## START Source data

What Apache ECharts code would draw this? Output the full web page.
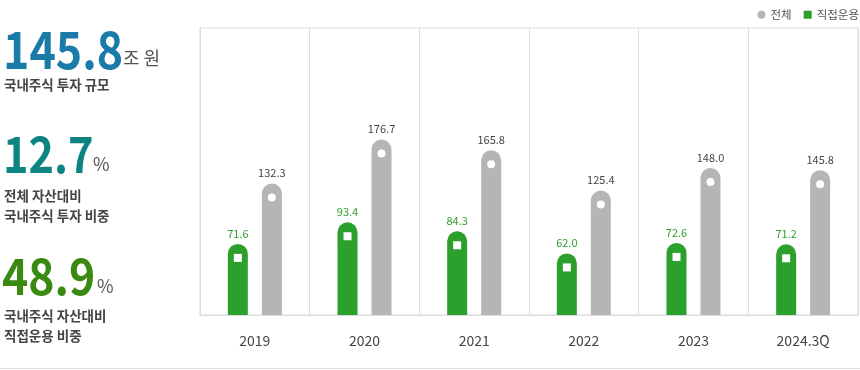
<!DOCTYPE html>
<html>
<head>
<meta charset="utf-8">
<script src="https://cdn.jsdelivr.net/npm/echarts@6/dist/echarts.min.js"></script>
<style>
html,body{margin:0;padding:0;background:#fff;}
#chart{width:860px;height:370px;}
</style>
</head>
<body>
<div id="chart"></div>
<script>
const categories = ['2019', '2020', '2021', '2022', '2023', '2024.3Q'];
const directValues = [71.6, 93.4, 84.3, 62.0, 72.6, 71.2];
const totalValues = [132.3, 176.7, 165.8, 125.4, 148.0, 145.8];
const seriesNames = ['직접운용', '전체'];

const FONT = '"Noto Sans CJK KR", "Noto Sans", sans-serif';
const GREEN = '#2ca02c';
const GRAY = '#b5b5b5';

const chart = echarts.init(document.getElementById('chart'), null, {renderer: 'canvas'});

function txt(x, y, text, size, color, weight, sx) {
  return {
    type: 'text', x: x, y: y, scaleX: sx || 1, silent: true,
    style: {text: text, fill: color, font: (weight || 'normal') + ' ' + size + 'px ' + FONT,
            textAlign: 'left', textVerticalAlign: 'middle'}
  };
}

const option = {
  backgroundColor: '#fff',
  animation: false,
  textStyle: {fontFamily: FONT},
  legend: {
    orient: 'horizontal',
    right: -4, top: 4, padding: 5,
    itemWidth: 8, itemHeight: 8, itemGap: 12,
    textStyle: {fontSize: 11.5, color: '#555', fontFamily: FONT},
    data: [{name: '전체', icon: 'circle'}, {name: '직접운용', icon: 'rect'}]
  },
  grid: {left: 200, right: 2, top: 28, bottom: 55, show: true, borderColor: '#dddddd', borderWidth: 1},
  xAxis: {
    type: 'category',
    data: categories,
    axisLine: {lineStyle: {color: '#dddddd'}},
    axisTick: {show: false},
    splitLine: {show: true, interval: 0, lineStyle: {color: '#dddddd'}},
    axisLabel: {fontSize: 14, color: '#444', margin: 19, fontFamily: FONT}
  },
  yAxis: {
    type: 'value', min: 0, max: 289,
    show: false,
    splitLine: {show: false}
  },
  series: [
    {
      name: seriesNames[0], type: 'bar', data: directValues,
      barWidth: 20, barGap: '70%',
      itemStyle: {color: GREEN, borderRadius: [10, 10, 0, 0]},
      label: {show: true, position: 'top', distance: 5, fontSize: 11, color: GREEN, fontFamily: FONT,
              formatter: p => p.value.toFixed(1)}
    },
    {
      name: seriesNames[1], type: 'bar', data: totalValues,
      barWidth: 20,
      itemStyle: {color: GRAY, borderRadius: [10, 10, 0, 0]},
      label: {show: true, position: 'top', distance: 5, fontSize: 11, color: '#444', fontFamily: FONT,
              formatter: p => p.value.toFixed(1)}
    },
    {
      name: 'm1', type: 'scatter', data: directValues, symbol: 'rect', symbolSize: 8,
      symbolOffset: [-17, 14], itemStyle: {color: '#fff', opacity: 1}, z: 5, silent: true
    },
    {
      name: 'm2', type: 'scatter', data: totalValues, symbol: 'circle', symbolSize: 8,
      symbolOffset: [17, 14], itemStyle: {color: '#fff', opacity: 1}, z: 5, silent: true
    }
  ],
  graphic: [
    txt(3, 49, '145.8', 52, '#1a7aa8', 'bold', 0.86),
    txt(123, 58, '조 원', 18, '#555'),
    txt(4, 85, '국내주식 투자 규모', 13.5, '#444', 'bold'),
    txt(3, 154, '12.7', 50, '#0e8482', 'bold', 0.865),
    txt(93, 164, '%', 18, '#555'),
    txt(4, 195.5, '전체 자산대비', 13.5, '#444', 'bold'),
    txt(4, 216, '국내주식 투자 비중', 13.5, '#444', 'bold'),
    txt(2, 276, '48.9', 50, '#3a8a12', 'bold', 0.89),
    txt(97, 286, '%', 18, '#555'),
    txt(4, 316, '국내주식 자산대비', 13.5, '#444', 'bold'),
    txt(4, 336, '직접운용 비중', 13.5, '#444', 'bold'),
    {type: 'rect', silent: true, shape: {x: 0, y: 368, width: 860, height: 1}, style: {fill: '#dddddd'}}
  ]
};
chart.setOption(option);
</script>
</body>
</html>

## END Source data

*Exercise objective*.
Without including any pictures, print all of the material exactly as given.

*The answer*.
What Apache ECharts code would draw this? Output the full web page.
<!DOCTYPE html>
<html>
<head>
<meta charset="utf-8">
<script src="https://cdn.jsdelivr.net/npm/echarts@6/dist/echarts.min.js"></script>
<style>
html,body{margin:0;padding:0;background:#fff;}
#chart{width:860px;height:370px;}
</style>
</head>
<body>
<div id="chart"></div>
<script>
const categories = ['2019', '2020', '2021', '2022', '2023', '2024.3Q'];
const directValues = [71.6, 93.4, 84.3, 62.0, 72.6, 71.2];
const totalValues = [132.3, 176.7, 165.8, 125.4, 148.0, 145.8];
const seriesNames = ['직접운용', '전체'];

const FONT = '"Noto Sans CJK KR", "Noto Sans", sans-serif';
const GREEN = '#2ca02c';
const GRAY = '#b5b5b5';

const chart = echarts.init(document.getElementById('chart'), null, {renderer: 'canvas'});

function txt(x, y, text, size, color, weight, sx) {
  return {
    type: 'text', x: x, y: y, scaleX: sx || 1, silent: true,
    style: {text: text, fill: color, font: (weight || 'normal') + ' ' + size + 'px ' + FONT,
            textAlign: 'left', textVerticalAlign: 'middle'}
  };
}

const option = {
  backgroundColor: '#fff',
  animation: false,
  textStyle: {fontFamily: FONT},
  legend: {
    orient: 'horizontal',
    right: -4, top: 4, padding: 5,
    itemWidth: 8, itemHeight: 8, itemGap: 12,
    textStyle: {fontSize: 11.5, color: '#555', fontFamily: FONT},
    data: [{name: '전체', icon: 'circle'}, {name: '직접운용', icon: 'rect'}]
  },
  grid: {left: 200, right: 2, top: 28, bottom: 55, show: true, borderColor: '#dddddd', borderWidth: 1},
  xAxis: {
    type: 'category',
    data: categories,
    axisLine: {lineStyle: {color: '#dddddd'}},
    axisTick: {show: false},
    splitLine: {show: true, interval: 0, lineStyle: {color: '#dddddd'}},
    axisLabel: {fontSize: 14, color: '#444', margin: 19, fontFamily: FONT}
  },
  yAxis: {
    type: 'value', min: 0, max: 289,
    show: false,
    splitLine: {show: false}
  },
  series: [
    {
      name: seriesNames[0], type: 'bar', data: directValues,
      barWidth: 20, barGap: '70%',
      itemStyle: {color: GREEN, borderRadius: [10, 10, 0, 0]},
      label: {show: true, position: 'top', distance: 5, fontSize: 11, color: GREEN, fontFamily: FONT,
              formatter: p => p.value.toFixed(1)}
    },
    {
      name: seriesNames[1], type: 'bar', data: totalValues,
      barWidth: 20,
      itemStyle: {color: GRAY, borderRadius: [10, 10, 0, 0]},
      label: {show: true, position: 'top', distance: 5, fontSize: 11, color: '#444', fontFamily: FONT,
              formatter: p => p.value.toFixed(1)}
    },
    {
      name: 'm1', type: 'scatter', data: directValues, symbol: 'rect', symbolSize: 8,
      symbolOffset: [-17, 14], itemStyle: {color: '#fff', opacity: 1}, z: 5, silent: true
    },
    {
      name: 'm2', type: 'scatter', data: totalValues, symbol: 'circle', symbolSize: 8,
      symbolOffset: [17, 14], itemStyle: {color: '#fff', opacity: 1}, z: 5, silent: true
    }
  ],
  graphic: [
    txt(3, 49, '145.8', 52, '#1a7aa8', 'bold', 0.86),
    txt(123, 58, '조 원', 18, '#555'),
    txt(4, 85, '국내주식 투자 규모', 13.5, '#444', 'bold'),
    txt(3, 154, '12.7', 50, '#0e8482', 'bold', 0.865),
    txt(93, 164, '%', 18, '#555'),
    txt(4, 195.5, '전체 자산대비', 13.5, '#444', 'bold'),
    txt(4, 216, '국내주식 투자 비중', 13.5, '#444', 'bold'),
    txt(2, 276, '48.9', 50, '#3a8a12', 'bold', 0.89),
    txt(97, 286, '%', 18, '#555'),
    txt(4, 316, '국내주식 자산대비', 13.5, '#444', 'bold'),
    txt(4, 336, '직접운용 비중', 13.5, '#444', 'bold'),
    {type: 'rect', silent: true, shape: {x: 0, y: 368, width: 860, height: 1}, style: {fill: '#dddddd'}}
  ]
};
chart.setOption(option);
</script>
</body>
</html>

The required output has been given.